SUPPLIED MATERIAL —
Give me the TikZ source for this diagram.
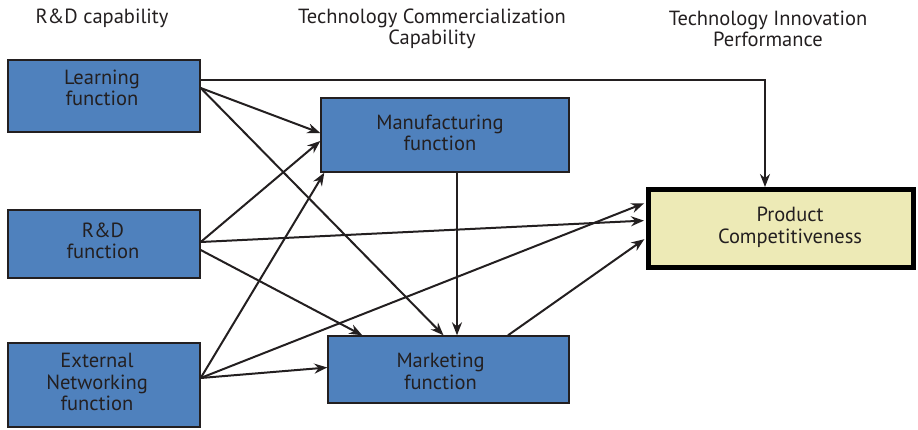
\documentclass[tikz,border=0pt]{standalone}
\usepackage{fontspec}
\setmainfont{PT Sans}
\usetikzlibrary{arrows.meta,positioning}
\definecolor{boxblue}{HTML}{4F81BD}
\definecolor{boxyellow}{HTML}{EDEAB6}
\definecolor{ink}{HTML}{231F20}

\begin{document}
\begin{tikzpicture}[x=1pt, y=-1pt,
        every node/.style={text=ink, font=\fontsize{20.5}{21.5}\selectfont, align=center},
        bluebox/.style={draw=ink, line width=1.4pt, fill=boxblue, inner sep=0pt},
        goalbox/.style={draw=black, line width=5pt, fill=boxyellow, inner sep=0pt},
        arr/.style={draw=ink, line width=2pt, -{Stealth[length=13pt, width=10pt]}}]
        \useasboundingbox (0, 0) rectangle (918, 429);

        % column headings
        \node (headrd) at (102, 18) {R\&D capability};
        \node (headtc) at (432, 29) {Technology Commercialization\\Capability};
        \node (headti) at (768, 29) {Technology Innovation\\Performance};

        % boxes (text placed with a centre label, as it sits off centre)
        \node[bluebox, minimum width=192, minimum height=72,
                label={[xshift=-2pt, yshift=8pt]center:Learning\\function}] (learn) at (104, 96) {};
        \node[bluebox, minimum width=192, minimum height=68,
                label={[xshift=-1pt, yshift=3pt]center:R\&D\\function}] (rd) at (104, 244) {};
        \node[bluebox, minimum width=192, minimum height=84,
                label={[xshift=-7pt, yshift=3pt]center:External\\Networking\\function}] (ext) at (104, 385) {};
        \node[bluebox, minimum width=248, minimum height=74,
                label={[xshift=-5pt, yshift=2pt]center:Manufacturing\\function}] (manu) at (445, 135) {};
        \node[bluebox, minimum width=241, minimum height=67,
                label={[xshift=-8pt, yshift=-2pt]center:Marketing\\function}] (mark) at (448.5, 369.5) {};
        \node[goalbox, minimum width=265, minimum height=78,
                label={[xshift=9pt, yshift=1pt]center:Product\\Competitiveness}] (prod) at (781, 228.5) {};

        % connectors
        \draw[arr] ([yshift=16pt]learn.east) -| ([xshift=-16pt]prod.north);
        \draw[arr] ([yshift=8pt]learn.east) -- ([yshift=2pt]manu.west);
        \draw[arr] ([yshift=8pt]learn.east) -- ([xshift=-5pt]mark.north);
        \draw[arr] ([yshift=2pt]rd.east) -- ([yshift=-6pt]manu.west);
        \draw[arr, shorten >=2pt] ([yshift=2pt]rd.east) -- ([yshift=8pt]prod.west);
        \draw[arr] ([yshift=-6pt]rd.east) -- ([xshift=35pt]mark.north west);
        \draw[arr] ([yshift=7pt]ext.east) -- ([xshift=4pt]manu.south west);
        \draw[arr, shorten >=2pt] ([yshift=7pt]ext.east) -- ([yshift=26pt]prod.west);
        \draw[arr] ([yshift=7pt]ext.east) -- ([yshift=2pt]mark.west);
        \draw[arr] ([xshift=12pt]manu.south) -- ([xshift=12pt]manu.south |- mark.north);
        \draw[arr, shorten >=2pt] ([xshift=59.5pt]mark.north) -- ([yshift=-9.5pt]prod.west);
\end{tikzpicture}
\end{document}
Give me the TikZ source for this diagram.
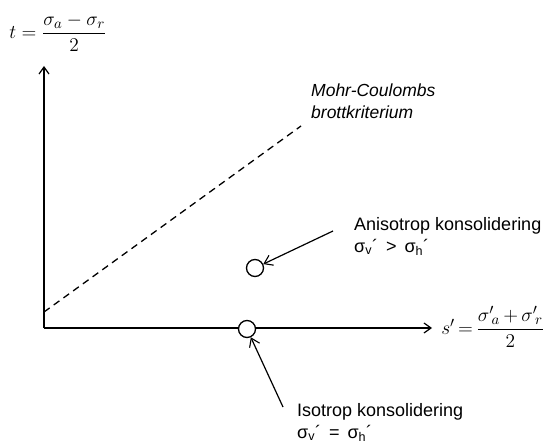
\documentclass[tikz,border=0pt]{standalone}
\usepackage{amsmath}
\usepackage{fontspec}
\setsansfont{Liberation Sans}
\usetikzlibrary{arrows.meta}
\begin{document}
\begin{tikzpicture}[x=1pt,y=-1pt,
  axis/.style={line width=1.4pt,-{Straight Barb[length=7pt,width=10pt,line width=1.2pt]}},
  pointer/.style={line width=1.2pt,-{Straight Barb[length=8pt,width=11pt,line width=1.1pt]}},
  lbl/.style={font=\sffamily\fontsize{18}{22}\selectfont,anchor=north west,inner sep=0pt,align=left},
  frm/.style={inner sep=0pt,scale=1.35,font=\fontsize{15}{18}\selectfont},
  pt/.style={circle,draw,line width=1.3pt,minimum size=17pt,inner sep=0pt,fill=white}]
\useasboundingbox (0,0) rectangle (548,443);
\coordinate (O) at (44,328);
\coordinate (ytop) at (44,66);
\coordinate (xend) at (432,328);
\draw[axis] (O) -- (ytop);
\draw[axis] (O) -- (xend);
\coordinate (d1) at (44,312);
\coordinate (d2) at (301,126);
\draw[line width=1.3pt,dash pattern=on 7pt off 5pt] (d1) -- (d2);
\node[pt] (p1) at (255,268) {};
\node[pt] (p2) at (247,329) {};
\node[frm,anchor=west] (tf) at (9,33) {$t=\dfrac{\sigma_a-\sigma_r}{2}$};
\node[frm,anchor=west,scale=1.0] (sf) at (441,327) {$s'\mkern-2mu=\mkern-2mu\dfrac{{\sigma'}_{\!a}\mkern-1mu+\mkern-1mu{\sigma'}_{\!r}}{2}$};
\node[lbl,font=\sffamily\itshape\fontsize{17.5}{21.5}\selectfont] (mc) at (311,84) {Mohr-Coulombs\\brottkriterium};
\node[lbl] (an) at (354,217) {Anisotrop konsolidering\\σ\textsubscript{v}´ \,>\, σ\textsubscript{h}´};
\node[lbl] (is) at (297,403) {Isotrop konsolidering\\σ\textsubscript{v}´ \,=\, σ\textsubscript{h}´};
\coordinate (a1) at (333,231);
\coordinate (a2) at (283,407);
\draw[pointer] (a1) -- (p1);
\draw[pointer] (a2) -- (p2);
\end{tikzpicture}
\end{document}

THE TASK — Repeat all of the records verbatim, leaving out the pictures.

RESPONSE FOR THIS EXERCISE —
Give me the TikZ source for this diagram.
\documentclass[tikz,border=0pt]{standalone}
\usepackage{fontspec}
\setmainfont{PT Sans}
\usetikzlibrary{arrows.meta,positioning}
\definecolor{boxblue}{HTML}{4F81BD}
\definecolor{boxyellow}{HTML}{EDEAB6}
\definecolor{ink}{HTML}{231F20}

\begin{document}
\begin{tikzpicture}[x=1pt, y=-1pt,
        every node/.style={text=ink, font=\fontsize{20.5}{21.5}\selectfont, align=center},
        bluebox/.style={draw=ink, line width=1.4pt, fill=boxblue, inner sep=0pt},
        goalbox/.style={draw=black, line width=5pt, fill=boxyellow, inner sep=0pt},
        arr/.style={draw=ink, line width=2pt, -{Stealth[length=13pt, width=10pt]}}]
        \useasboundingbox (0, 0) rectangle (918, 429);

        % column headings
        \node (headrd) at (102, 18) {R\&D capability};
        \node (headtc) at (432, 29) {Technology Commercialization\\Capability};
        \node (headti) at (768, 29) {Technology Innovation\\Performance};

        % boxes (text placed with a centre label, as it sits off centre)
        \node[bluebox, minimum width=192, minimum height=72,
                label={[xshift=-2pt, yshift=8pt]center:Learning\\function}] (learn) at (104, 96) {};
        \node[bluebox, minimum width=192, minimum height=68,
                label={[xshift=-1pt, yshift=3pt]center:R\&D\\function}] (rd) at (104, 244) {};
        \node[bluebox, minimum width=192, minimum height=84,
                label={[xshift=-7pt, yshift=3pt]center:External\\Networking\\function}] (ext) at (104, 385) {};
        \node[bluebox, minimum width=248, minimum height=74,
                label={[xshift=-5pt, yshift=2pt]center:Manufacturing\\function}] (manu) at (445, 135) {};
        \node[bluebox, minimum width=241, minimum height=67,
                label={[xshift=-8pt, yshift=-2pt]center:Marketing\\function}] (mark) at (448.5, 369.5) {};
        \node[goalbox, minimum width=265, minimum height=78,
                label={[xshift=9pt, yshift=1pt]center:Product\\Competitiveness}] (prod) at (781, 228.5) {};

        % connectors
        \draw[arr] ([yshift=16pt]learn.east) -| ([xshift=-16pt]prod.north);
        \draw[arr] ([yshift=8pt]learn.east) -- ([yshift=2pt]manu.west);
        \draw[arr] ([yshift=8pt]learn.east) -- ([xshift=-5pt]mark.north);
        \draw[arr] ([yshift=2pt]rd.east) -- ([yshift=-6pt]manu.west);
        \draw[arr, shorten >=2pt] ([yshift=2pt]rd.east) -- ([yshift=8pt]prod.west);
        \draw[arr] ([yshift=-6pt]rd.east) -- ([xshift=35pt]mark.north west);
        \draw[arr] ([yshift=7pt]ext.east) -- ([xshift=4pt]manu.south west);
        \draw[arr, shorten >=2pt] ([yshift=7pt]ext.east) -- ([yshift=26pt]prod.west);
        \draw[arr] ([yshift=7pt]ext.east) -- ([yshift=2pt]mark.west);
        \draw[arr] ([xshift=12pt]manu.south) -- ([xshift=12pt]manu.south |- mark.north);
        \draw[arr, shorten >=2pt] ([xshift=59.5pt]mark.north) -- ([yshift=-9.5pt]prod.west);
\end{tikzpicture}
\end{document}
Give me the TikZ source for this diagram.
\documentclass[tikz,border=0pt]{standalone}
\usepackage{amsmath}
\usepackage{fontspec}
\setsansfont{Liberation Sans}
\usetikzlibrary{arrows.meta}
\begin{document}
\begin{tikzpicture}[x=1pt,y=-1pt,
  axis/.style={line width=1.4pt,-{Straight Barb[length=7pt,width=10pt,line width=1.2pt]}},
  pointer/.style={line width=1.2pt,-{Straight Barb[length=8pt,width=11pt,line width=1.1pt]}},
  lbl/.style={font=\sffamily\fontsize{18}{22}\selectfont,anchor=north west,inner sep=0pt,align=left},
  frm/.style={inner sep=0pt,scale=1.35,font=\fontsize{15}{18}\selectfont},
  pt/.style={circle,draw,line width=1.3pt,minimum size=17pt,inner sep=0pt,fill=white}]
\useasboundingbox (0,0) rectangle (548,443);
\coordinate (O) at (44,328);
\coordinate (ytop) at (44,66);
\coordinate (xend) at (432,328);
\draw[axis] (O) -- (ytop);
\draw[axis] (O) -- (xend);
\coordinate (d1) at (44,312);
\coordinate (d2) at (301,126);
\draw[line width=1.3pt,dash pattern=on 7pt off 5pt] (d1) -- (d2);
\node[pt] (p1) at (255,268) {};
\node[pt] (p2) at (247,329) {};
\node[frm,anchor=west] (tf) at (9,33) {$t=\dfrac{\sigma_a-\sigma_r}{2}$};
\node[frm,anchor=west,scale=1.0] (sf) at (441,327) {$s'\mkern-2mu=\mkern-2mu\dfrac{{\sigma'}_{\!a}\mkern-1mu+\mkern-1mu{\sigma'}_{\!r}}{2}$};
\node[lbl,font=\sffamily\itshape\fontsize{17.5}{21.5}\selectfont] (mc) at (311,84) {Mohr-Coulombs\\brottkriterium};
\node[lbl] (an) at (354,217) {Anisotrop konsolidering\\σ\textsubscript{v}´ \,>\, σ\textsubscript{h}´};
\node[lbl] (is) at (297,403) {Isotrop konsolidering\\σ\textsubscript{v}´ \,=\, σ\textsubscript{h}´};
\coordinate (a1) at (333,231);
\coordinate (a2) at (283,407);
\draw[pointer] (a1) -- (p1);
\draw[pointer] (a2) -- (p2);
\end{tikzpicture}
\end{document}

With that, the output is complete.